## Task instructions
Your task is to copy a single run of lines that starts at the line with "Give me the TikZ source for this diagram." and stops at the line with "(12,\h) -- (1945,\h);", keeping both ends. Copy nothing else.

## Exercise data
>> Start

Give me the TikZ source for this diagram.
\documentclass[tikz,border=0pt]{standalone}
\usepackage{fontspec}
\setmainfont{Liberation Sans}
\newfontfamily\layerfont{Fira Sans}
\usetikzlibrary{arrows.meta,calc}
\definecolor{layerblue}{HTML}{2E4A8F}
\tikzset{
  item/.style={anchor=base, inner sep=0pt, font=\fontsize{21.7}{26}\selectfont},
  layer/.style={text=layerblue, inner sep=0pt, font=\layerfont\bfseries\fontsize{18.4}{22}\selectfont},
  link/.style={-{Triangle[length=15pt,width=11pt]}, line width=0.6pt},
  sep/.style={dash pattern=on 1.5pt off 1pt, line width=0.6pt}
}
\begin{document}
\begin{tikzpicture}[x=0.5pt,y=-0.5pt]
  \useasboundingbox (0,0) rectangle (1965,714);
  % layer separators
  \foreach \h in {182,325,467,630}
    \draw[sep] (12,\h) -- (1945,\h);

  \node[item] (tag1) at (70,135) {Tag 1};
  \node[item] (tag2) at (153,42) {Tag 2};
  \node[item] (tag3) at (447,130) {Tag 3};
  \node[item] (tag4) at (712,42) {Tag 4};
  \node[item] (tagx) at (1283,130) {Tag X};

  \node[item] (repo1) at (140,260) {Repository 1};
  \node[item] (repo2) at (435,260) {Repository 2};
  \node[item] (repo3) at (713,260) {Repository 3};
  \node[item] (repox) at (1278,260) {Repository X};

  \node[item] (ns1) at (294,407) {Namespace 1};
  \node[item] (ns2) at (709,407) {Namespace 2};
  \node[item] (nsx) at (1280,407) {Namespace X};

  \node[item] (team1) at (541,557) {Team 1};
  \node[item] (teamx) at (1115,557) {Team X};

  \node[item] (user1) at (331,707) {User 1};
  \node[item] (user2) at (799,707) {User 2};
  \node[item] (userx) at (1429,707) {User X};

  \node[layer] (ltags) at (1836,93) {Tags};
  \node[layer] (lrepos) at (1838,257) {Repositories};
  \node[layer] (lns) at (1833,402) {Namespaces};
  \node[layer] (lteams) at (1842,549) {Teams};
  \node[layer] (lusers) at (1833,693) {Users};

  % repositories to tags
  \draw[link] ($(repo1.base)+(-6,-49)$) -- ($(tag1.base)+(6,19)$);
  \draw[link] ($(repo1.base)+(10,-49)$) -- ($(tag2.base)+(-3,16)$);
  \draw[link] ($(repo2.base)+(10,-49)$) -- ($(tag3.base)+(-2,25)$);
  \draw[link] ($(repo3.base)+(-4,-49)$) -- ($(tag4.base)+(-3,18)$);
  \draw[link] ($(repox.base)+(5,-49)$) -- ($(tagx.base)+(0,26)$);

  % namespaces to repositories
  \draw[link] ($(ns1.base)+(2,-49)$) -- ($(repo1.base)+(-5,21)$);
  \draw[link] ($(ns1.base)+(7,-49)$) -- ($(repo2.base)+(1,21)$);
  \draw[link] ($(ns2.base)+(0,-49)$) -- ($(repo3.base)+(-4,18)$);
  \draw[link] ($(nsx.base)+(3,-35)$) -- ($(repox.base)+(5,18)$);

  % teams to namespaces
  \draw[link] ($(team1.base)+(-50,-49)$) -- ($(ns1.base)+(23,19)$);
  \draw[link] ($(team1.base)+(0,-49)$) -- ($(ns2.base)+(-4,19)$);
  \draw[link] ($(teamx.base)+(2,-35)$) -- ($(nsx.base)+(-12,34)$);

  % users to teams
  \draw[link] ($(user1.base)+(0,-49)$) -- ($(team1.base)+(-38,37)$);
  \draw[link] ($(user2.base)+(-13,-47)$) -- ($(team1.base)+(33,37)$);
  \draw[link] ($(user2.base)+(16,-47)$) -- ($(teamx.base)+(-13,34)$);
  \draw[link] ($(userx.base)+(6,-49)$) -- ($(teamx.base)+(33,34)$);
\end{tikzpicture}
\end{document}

>> End
>> Start

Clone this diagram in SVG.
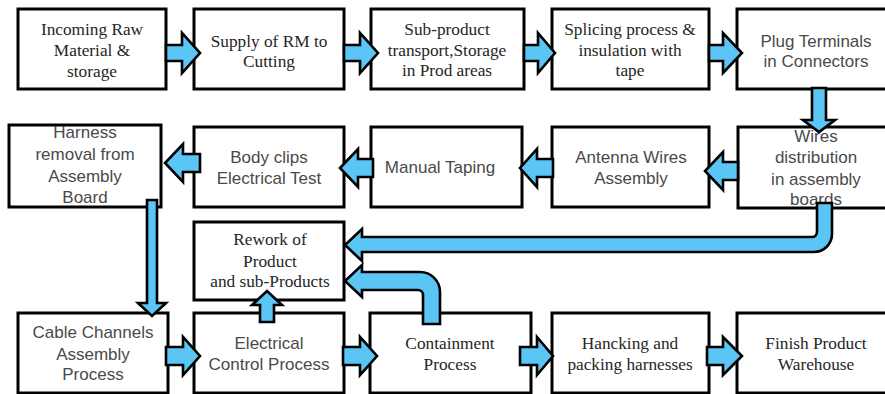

>> End

## Exercise result
Give me the TikZ source for this diagram.
\documentclass[tikz,border=0pt]{standalone}
\usepackage{fontspec}
\setmainfont{Liberation Sans}
\newfontfamily\layerfont{Fira Sans}
\usetikzlibrary{arrows.meta,calc}
\definecolor{layerblue}{HTML}{2E4A8F}
\tikzset{
  item/.style={anchor=base, inner sep=0pt, font=\fontsize{21.7}{26}\selectfont},
  layer/.style={text=layerblue, inner sep=0pt, font=\layerfont\bfseries\fontsize{18.4}{22}\selectfont},
  link/.style={-{Triangle[length=15pt,width=11pt]}, line width=0.6pt},
  sep/.style={dash pattern=on 1.5pt off 1pt, line width=0.6pt}
}
\begin{document}
\begin{tikzpicture}[x=0.5pt,y=-0.5pt]
  \useasboundingbox (0,0) rectangle (1965,714);
  % layer separators
  \foreach \h in {182,325,467,630}
    \draw[sep] (12,\h) -- (1945,\h);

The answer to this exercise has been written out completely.